-- Task prompt --
Below are records; quote them exactly from the first line through the line that contains "import pandas as pd".

Rows from a dataset of charts and code
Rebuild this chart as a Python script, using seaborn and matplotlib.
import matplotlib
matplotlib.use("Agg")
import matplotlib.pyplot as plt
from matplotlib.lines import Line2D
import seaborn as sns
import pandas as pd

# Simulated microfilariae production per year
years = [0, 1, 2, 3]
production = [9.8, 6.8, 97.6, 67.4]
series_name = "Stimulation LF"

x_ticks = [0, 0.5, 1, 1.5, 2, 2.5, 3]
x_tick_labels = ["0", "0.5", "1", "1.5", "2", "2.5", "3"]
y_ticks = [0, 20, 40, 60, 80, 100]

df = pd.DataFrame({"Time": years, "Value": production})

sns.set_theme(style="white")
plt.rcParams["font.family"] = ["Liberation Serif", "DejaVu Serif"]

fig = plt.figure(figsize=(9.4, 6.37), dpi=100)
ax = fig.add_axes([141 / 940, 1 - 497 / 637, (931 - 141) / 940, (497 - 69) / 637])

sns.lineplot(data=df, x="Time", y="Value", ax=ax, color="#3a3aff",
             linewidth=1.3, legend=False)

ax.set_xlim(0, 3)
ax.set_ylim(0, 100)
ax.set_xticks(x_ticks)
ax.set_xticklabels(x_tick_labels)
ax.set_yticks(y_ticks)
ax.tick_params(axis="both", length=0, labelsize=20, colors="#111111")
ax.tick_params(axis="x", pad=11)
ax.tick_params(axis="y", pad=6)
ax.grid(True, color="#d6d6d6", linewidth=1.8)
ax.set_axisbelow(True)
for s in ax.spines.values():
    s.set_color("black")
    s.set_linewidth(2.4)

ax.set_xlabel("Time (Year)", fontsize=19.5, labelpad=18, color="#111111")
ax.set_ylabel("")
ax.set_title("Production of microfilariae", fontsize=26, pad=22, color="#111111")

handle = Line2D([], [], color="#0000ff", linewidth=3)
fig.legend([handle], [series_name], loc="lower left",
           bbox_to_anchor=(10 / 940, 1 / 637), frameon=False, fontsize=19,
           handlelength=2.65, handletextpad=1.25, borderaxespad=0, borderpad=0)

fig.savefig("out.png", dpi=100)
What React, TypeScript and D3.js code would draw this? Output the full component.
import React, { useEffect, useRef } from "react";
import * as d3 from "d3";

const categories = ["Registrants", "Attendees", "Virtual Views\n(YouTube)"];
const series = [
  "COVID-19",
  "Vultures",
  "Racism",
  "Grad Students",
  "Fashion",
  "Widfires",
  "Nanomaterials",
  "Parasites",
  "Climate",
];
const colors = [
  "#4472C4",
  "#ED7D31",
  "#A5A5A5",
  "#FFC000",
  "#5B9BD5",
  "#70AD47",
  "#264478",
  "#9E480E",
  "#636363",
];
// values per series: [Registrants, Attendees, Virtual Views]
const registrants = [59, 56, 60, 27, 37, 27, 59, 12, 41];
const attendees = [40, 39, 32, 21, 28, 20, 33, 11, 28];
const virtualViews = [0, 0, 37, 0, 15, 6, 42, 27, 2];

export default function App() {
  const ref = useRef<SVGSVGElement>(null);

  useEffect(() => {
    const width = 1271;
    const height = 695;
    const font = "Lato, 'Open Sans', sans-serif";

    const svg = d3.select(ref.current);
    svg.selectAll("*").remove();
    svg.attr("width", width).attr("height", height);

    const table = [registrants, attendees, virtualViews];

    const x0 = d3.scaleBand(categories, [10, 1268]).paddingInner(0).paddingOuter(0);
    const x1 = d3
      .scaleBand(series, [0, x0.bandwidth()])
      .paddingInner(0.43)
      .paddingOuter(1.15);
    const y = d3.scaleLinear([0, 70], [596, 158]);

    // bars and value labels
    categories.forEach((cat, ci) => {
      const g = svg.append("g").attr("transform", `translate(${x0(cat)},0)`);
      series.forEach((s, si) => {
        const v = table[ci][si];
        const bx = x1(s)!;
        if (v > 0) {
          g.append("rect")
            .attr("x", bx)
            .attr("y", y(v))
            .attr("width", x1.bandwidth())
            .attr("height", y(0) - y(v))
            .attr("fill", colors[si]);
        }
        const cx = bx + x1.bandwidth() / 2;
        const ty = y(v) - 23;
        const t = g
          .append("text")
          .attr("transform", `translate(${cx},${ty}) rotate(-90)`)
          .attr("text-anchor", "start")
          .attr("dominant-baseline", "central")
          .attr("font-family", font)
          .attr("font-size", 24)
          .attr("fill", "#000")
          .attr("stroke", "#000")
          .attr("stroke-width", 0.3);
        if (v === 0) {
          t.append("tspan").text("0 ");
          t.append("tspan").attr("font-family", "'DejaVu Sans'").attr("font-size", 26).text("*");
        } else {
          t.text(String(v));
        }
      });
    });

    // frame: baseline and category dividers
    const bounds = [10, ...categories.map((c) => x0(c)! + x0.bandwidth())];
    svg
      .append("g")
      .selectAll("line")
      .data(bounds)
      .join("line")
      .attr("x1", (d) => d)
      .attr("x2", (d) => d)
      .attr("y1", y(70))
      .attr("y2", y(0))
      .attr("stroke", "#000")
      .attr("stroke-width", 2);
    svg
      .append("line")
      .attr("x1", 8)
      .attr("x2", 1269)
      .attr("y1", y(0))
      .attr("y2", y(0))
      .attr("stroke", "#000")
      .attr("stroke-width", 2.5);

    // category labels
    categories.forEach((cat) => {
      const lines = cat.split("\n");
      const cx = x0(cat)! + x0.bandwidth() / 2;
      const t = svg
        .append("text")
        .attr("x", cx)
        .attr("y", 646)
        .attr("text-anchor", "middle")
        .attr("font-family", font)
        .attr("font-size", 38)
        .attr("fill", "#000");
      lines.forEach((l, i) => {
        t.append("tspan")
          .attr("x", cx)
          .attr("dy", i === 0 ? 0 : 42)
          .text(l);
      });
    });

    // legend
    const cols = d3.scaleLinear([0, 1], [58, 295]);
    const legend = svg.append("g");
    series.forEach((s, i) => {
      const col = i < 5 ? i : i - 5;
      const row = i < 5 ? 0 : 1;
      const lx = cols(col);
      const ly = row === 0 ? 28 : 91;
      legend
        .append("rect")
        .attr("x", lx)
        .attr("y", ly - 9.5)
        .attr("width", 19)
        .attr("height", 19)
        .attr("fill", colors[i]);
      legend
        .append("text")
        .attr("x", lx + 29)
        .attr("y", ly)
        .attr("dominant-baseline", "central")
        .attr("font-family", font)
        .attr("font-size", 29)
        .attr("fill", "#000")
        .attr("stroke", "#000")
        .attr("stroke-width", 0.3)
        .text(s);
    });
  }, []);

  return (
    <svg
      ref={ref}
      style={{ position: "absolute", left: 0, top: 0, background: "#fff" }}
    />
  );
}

-- Answer to this task --
Rebuild this chart as a Python script, using seaborn and matplotlib.
import matplotlib
matplotlib.use("Agg")
import matplotlib.pyplot as plt
from matplotlib.lines import Line2D
import seaborn as sns
import pandas as pd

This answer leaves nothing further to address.